C'est le même discours qu'il y a 6 mois avec également un appel à la révolution et une marche sur Islamabad pour chasser le pouvoir de ses palais. Une politique qui avait été suivie avec enthousiasme par des marées humaines pleines d'espoir mais qui avait été stoppée par l'éclatement de l'opposition unifiée du fait de sordides querelles électorales en mars 2021 entre les différents partis.
On ne sait pas ce qu'il en sera en cette fin d'année. Ce qui est sûr c'est que le peuple pakistanais - loin des clichés de fanatiques religieux que les médias occidentaux aiment montrer de lui - a témoigné sa grande disponibilité pour cette politique révolutionnaire contre la dictature religieuse et militaire en répondant fin août à nouveau massivement et de manière historique à l'appel au rassemblement de l'opposition unifiée.
Pour le moment, les grèves les plus massives sont surtout celles des enseignants contre la privatisation de l'école en particulier dans la région d'influence des Taliban. Mais peut-être de manière plus démonstrative, c'est la grève fin août dans les banlieues industrielles de Korangi et Landhi à Karachi pour l'application du salaire minimum et son augmentation qui doit retenir l'attention. D'abord elle a gagné en obtenant une augmentation du salaire minimum, mais surtout elle a entraîné dans la même lutte des ouvriers des usines de General Tyres, Opal Laboratories, Adam Jee Engineering, IIL, Merit Packaging, Atlas Engineering, Denim Clothing, Suzuki Motors, Feroze Textiles, Aspin Pharma (Johnson et Johnson), Phoenix Arms, Artistic Millennial, Opel Industries, Honda... et les a réunis dans une manifestation commune d'un millier d'ouvriers le 28 aout malgré les menaces et l'intervention violente de la police.
C'est important pour l'avenir parce que les initiateurs de cette lutte, organisés dans un comité indépendant, ont affiché leur intention de faire que cette lutte serve d'exemple pour le pays en commençant par les autres zones industrielles de Karachi. Le Pakistan est une poudrière parce que ces usines sont de véritables prisons quasi sans droits où les capitalistes ont profité du covid pour encore intensifier leurs attaques contre les travailleurs et où donc maintenant plus guère de travailleurs ont un emploi permanent, la plupart étant devenus des journaliers embauchés par des intermédiaires sous-traitants de main-d'œuvre avec pour surveiller les ouvriers un développement important de "syndicats" patronaux.

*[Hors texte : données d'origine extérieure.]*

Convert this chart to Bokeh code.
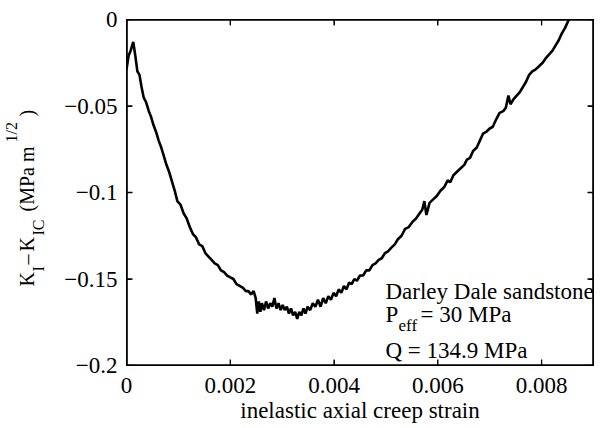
import math
from bokeh.plotting import figure
from bokeh.models import Range1d, LinearAxis, FixedTicker
from bokeh.layouts import row
from bokeh.core.properties import value
from bokeh.embed import file_html
from bokeh.resources import INLINE

# ---- data ----
strain = [
    0.00000, 0.00004, 0.00008, 0.00013, 0.00017, 0.00021, 0.00025, 0.00029, 0.00033, 0.00038,
    0.00043, 0.00047, 0.00052, 0.00057, 0.00062, 0.00067, 0.00072, 0.00077, 0.00082, 0.00088,
    0.00093, 0.00098, 0.00104, 0.00110, 0.00116, 0.00122, 0.00128, 0.00134, 0.00140, 0.00146,
    0.00152, 0.00158, 0.00164, 0.00170, 0.00176, 0.00182, 0.00188, 0.00194, 0.00200, 0.00206,
    0.00212, 0.00218, 0.00224, 0.00230, 0.00235, 0.00240, 0.00245, 0.00249, 0.00252, 0.00255,
    0.00258, 0.00261, 0.00265, 0.00269, 0.00273, 0.00277, 0.00281, 0.00285, 0.00289, 0.00293,
    0.00297, 0.00301, 0.00305, 0.00309, 0.00313, 0.00317, 0.00321, 0.00325, 0.00329, 0.00333,
    0.00337, 0.00341, 0.00345, 0.00349, 0.00354, 0.00359, 0.00364, 0.00369, 0.00374, 0.00379,
    0.00384, 0.00389, 0.00394, 0.00399, 0.00404, 0.00409, 0.00414, 0.00419, 0.00424, 0.00429,
    0.00434, 0.00439, 0.00444, 0.00450, 0.00456, 0.00462, 0.00468, 0.00474, 0.00480, 0.00486,
    0.00492, 0.00498, 0.00504, 0.00510, 0.00517, 0.00523, 0.00530, 0.00537, 0.00544, 0.00551,
    0.00558, 0.00565, 0.00570, 0.00574, 0.00578, 0.00584, 0.00591, 0.00598, 0.00605, 0.00612,
    0.00619, 0.00624, 0.00630, 0.00637, 0.00644, 0.00651, 0.00656, 0.00662, 0.00668, 0.00675,
    0.00681, 0.00687, 0.00693, 0.00700, 0.00706, 0.00712, 0.00719, 0.00726, 0.00731, 0.00736,
    0.00740, 0.00746, 0.00752, 0.00758, 0.00764, 0.00770, 0.00776, 0.00782, 0.00788, 0.00795,
    0.00802, 0.00809, 0.00815, 0.00821, 0.00827, 0.00833, 0.00839, 0.00845, 0.00851, 0.00857,
]
k_diff = [
    -0.029, -0.021, -0.018, -0.013, -0.021, -0.030, -0.032, -0.039, -0.045, -0.048,
    -0.053, -0.056, -0.061, -0.065, -0.070, -0.074, -0.079, -0.084, -0.088, -0.094,
    -0.099, -0.105, -0.107, -0.112, -0.115, -0.120, -0.124, -0.126, -0.130, -0.131,
    -0.135, -0.137, -0.139, -0.141, -0.142, -0.145, -0.146, -0.148, -0.149, -0.150,
    -0.153, -0.154, -0.155, -0.157, -0.157, -0.159, -0.157, -0.161, -0.170, -0.163,
    -0.169, -0.164, -0.168, -0.163, -0.167, -0.164, -0.166, -0.161, -0.167, -0.164,
    -0.168, -0.165, -0.168, -0.166, -0.170, -0.167, -0.171, -0.169, -0.173, -0.169,
    -0.171, -0.167, -0.170, -0.166, -0.168, -0.164, -0.166, -0.162, -0.166, -0.161,
    -0.164, -0.160, -0.162, -0.158, -0.160, -0.156, -0.158, -0.154, -0.156, -0.152,
    -0.153, -0.150, -0.151, -0.148, -0.148, -0.145, -0.145, -0.142, -0.141, -0.139,
    -0.138, -0.135, -0.134, -0.132, -0.130, -0.127, -0.125, -0.121, -0.120, -0.117,
    -0.115, -0.112, -0.110, -0.105, -0.113, -0.106, -0.104, -0.102, -0.099, -0.097,
    -0.093, -0.094, -0.090, -0.088, -0.086, -0.084, -0.081, -0.080, -0.076, -0.074,
    -0.070, -0.066, -0.065, -0.063, -0.062, -0.058, -0.054, -0.053, -0.051, -0.044,
    -0.049, -0.046, -0.044, -0.042, -0.039, -0.036, -0.032, -0.030, -0.029, -0.027,
    -0.025, -0.022, -0.020, -0.018, -0.015, -0.012, -0.008, -0.005, -0.001, 0.003,
]

x_ticks = [0, 0.002, 0.004, 0.006, 0.008]
x_tick_labels = ["0", "0.002", "0.004", "0.006", "0.008"]
y_ticks = [-0.2, -0.15, -0.1, -0.05, 0]
y_tick_labels = ["\u22120.2", "\u22120.15", "\u22120.1", "\u22120.05", "0"]

x_title = "inelastic axial creep strain"
y_title_parts = ["K", "I", "\u2013", "K", "IC", "(MPa m", "1/2", ")"]
note_parts = ["Darley Dale sandstone", "P", "eff", " = 30 MPa", "Q = 134.9 MPa"]

FONT = "Liberation Serif"
W, H = 601, 428
SIDE = 60                      # width of the strip that carries the y title
L, R, T, B = 126, 8, 19, 63    # frame margins in the whole picture
XMIN, XMAX, YMIN, YMAX = 0.0, 0.009, -0.2, 0.0
FW, FH = W - L - R, H - T - B  # frame size in px
BASE_FIX = 8                   # baseline correction (px)
TICK = 6                       # tick length (px)
NAN = float("nan")

# ---------------- main plot ----------------
p = figure(width=W - SIDE, height=H, output_backend="svg", toolbar_location=None,
           x_range=Range1d(XMIN, XMAX), y_range=Range1d(YMIN, YMAX),
           min_border_left=L - SIDE, min_border_right=R, min_border_top=T, min_border_bottom=B)
p.background_fill_color = "white"
p.border_fill_color = "white"
p.outline_line_color = "black"
p.xgrid.visible = False
p.ygrid.visible = False

p.line(strain, k_diff, line_color="black", line_width=2.6)

# frame box (closed polyline) and inward ticks on all four sides, drawn as guide lines
p.line([XMIN, XMAX, XMAX, XMIN, XMIN], [YMIN, YMIN, YMAX, YMAX, YMIN],
       line_color="black", line_width=2.6)
tx = TICK / FH * (YMAX - YMIN)
ty = TICK / FW * (XMAX - XMIN)
tick_xs, tick_ys = [], []
for t in x_ticks:
    tick_xs += [t, t, NAN, t, t, NAN]
    tick_ys += [YMIN, YMIN + tx, NAN, YMAX, YMAX - tx, NAN]
for t in y_ticks:
    tick_xs += [XMIN, XMIN + ty, NAN, XMAX, XMAX - ty, NAN]
    tick_ys += [t, t, NAN, t, t, NAN]
p.line(tick_xs, tick_ys, line_color="black", line_width=1.3)


def style_axis(ax, ticks, labels, show_labels=True, standoff=9):
    ax.ticker = FixedTicker(ticks=ticks)
    ax.major_label_overrides = {t: (s if show_labels else "") for t, s in zip(ticks, labels)}
    ax.major_tick_in = 5
    ax.major_tick_out = 0
    ax.minor_tick_line_color = None
    ax.axis_line_color = "black"
    ax.major_tick_line_color = "black"
    ax.major_label_text_font = FONT
    ax.major_label_text_color = "black"
    ax.major_label_text_font_size = "23px"
    ax.major_label_standoff = standoff if show_labels else 0


xa = p.xaxis[0]
style_axis(xa, x_ticks, x_tick_labels, True, 12)
xa.axis_label = x_title
xa.axis_label_text_font = FONT
xa.axis_label_text_font_size = "23px"
xa.axis_label_text_font_style = "normal"
xa.axis_label_text_color = "black"
xa.axis_label_standoff = 2

ya = p.yaxis[0]
style_axis(ya, y_ticks, y_tick_labels, True, 9)

top = LinearAxis()
style_axis(top, x_ticks, x_tick_labels, False)
p.add_layout(top, "above")
right = LinearAxis()
style_axis(right, y_ticks, y_tick_labels, False)
p.add_layout(right, "right")


# picture pixel -> data coordinates (for text positions only)
def dx(px):
    return XMIN + (px - L) / FW * (XMAX - XMIN)


def dy(py):
    return YMAX - (py - T) / FH * (YMAX - YMIN)


def note(px, py, text, size):
    p.text(x=[dx(px)], y=[dy(py - BASE_FIX)], text=[text], text_font=value(FONT),
           text_font_size=value(size), text_color="black",
           text_align="left", text_baseline="alphabetic")


note(385, 299, note_parts[0], "23px")
note(385, 322, note_parts[1], "23px")
note(398, 333, note_parts[2], "17px")
note(420, 322, note_parts[3], "23px")
note(385, 358, note_parts[4], "23px")

# ---------------- strip with the y title ----------------
# its frame spans the same rows as the main frame; y is "pixels from picture bottom"
s = figure(width=SIDE, height=H, output_backend="svg", toolbar_location=None,
           x_range=Range1d(0, SIDE), y_range=Range1d(B, H - T),
           x_axis_type=None, y_axis_type=None,
           min_border_left=0, min_border_right=0, min_border_top=T, min_border_bottom=B)
s.outline_line_color = None
s.background_fill_color = "white"
s.border_fill_color = "white"
s.xgrid.visible = False
s.ygrid.visible = False

up = math.pi / 2
RFIX = 7
pieces = [
    (33, 286, y_title_parts[0], "20px"),
    (45, 271, y_title_parts[1], "16px"),
    (33, 264, y_title_parts[2], "20px"),
    (33, 251, y_title_parts[3], "20px"),
    (45, 235, y_title_parts[4], "16px"),
    (33, 211, y_title_parts[5], "20px"),
    (18, 142, y_title_parts[6], "16px"),
    (33, 116, y_title_parts[7], "20px"),
]
for px, py, t, size in pieces:
    s.text(x=[px - RFIX], y=[H - py], text=[t], angle=up, text_font=value(FONT),
           text_font_size=value(size), text_color="black",
           text_align="left", text_baseline="alphabetic")

layout = row(s, p, spacing=0)
open("out.html", "w").write(file_html(layout, INLINE))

Pour arriver à cette lutte commune, il a fallu que les travailleurs non seulement surmontent les conditions féroces d'exploitation et la soumission qu'entraîne la surveillance policière à laquelle ils sont soumis au travail comme en dehors tout en surmontant également toutes sortes de préjugés qui les divisent, imposés par les classes dirigeantes – divisions de religion, de caste, de langue et d'ethnie.

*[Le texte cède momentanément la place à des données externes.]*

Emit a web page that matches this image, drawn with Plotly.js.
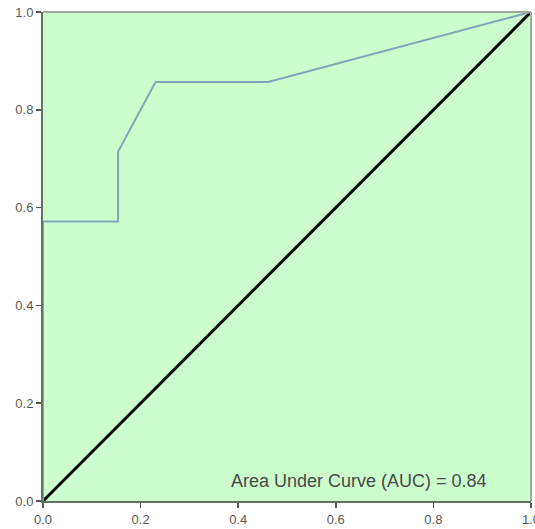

Espérons qu'avec une telle volonté et un tel courage, parce qu'il en faut pour manifester et faire grève au Pakistan, les travailleurs de la ville ou de la campagne sauront construire leurs propres organisations indépendantes pour ne pas dépendre des politiciens bourgeois et aller jusqu'au bout du programme de "révolution" affiché par ces derniers.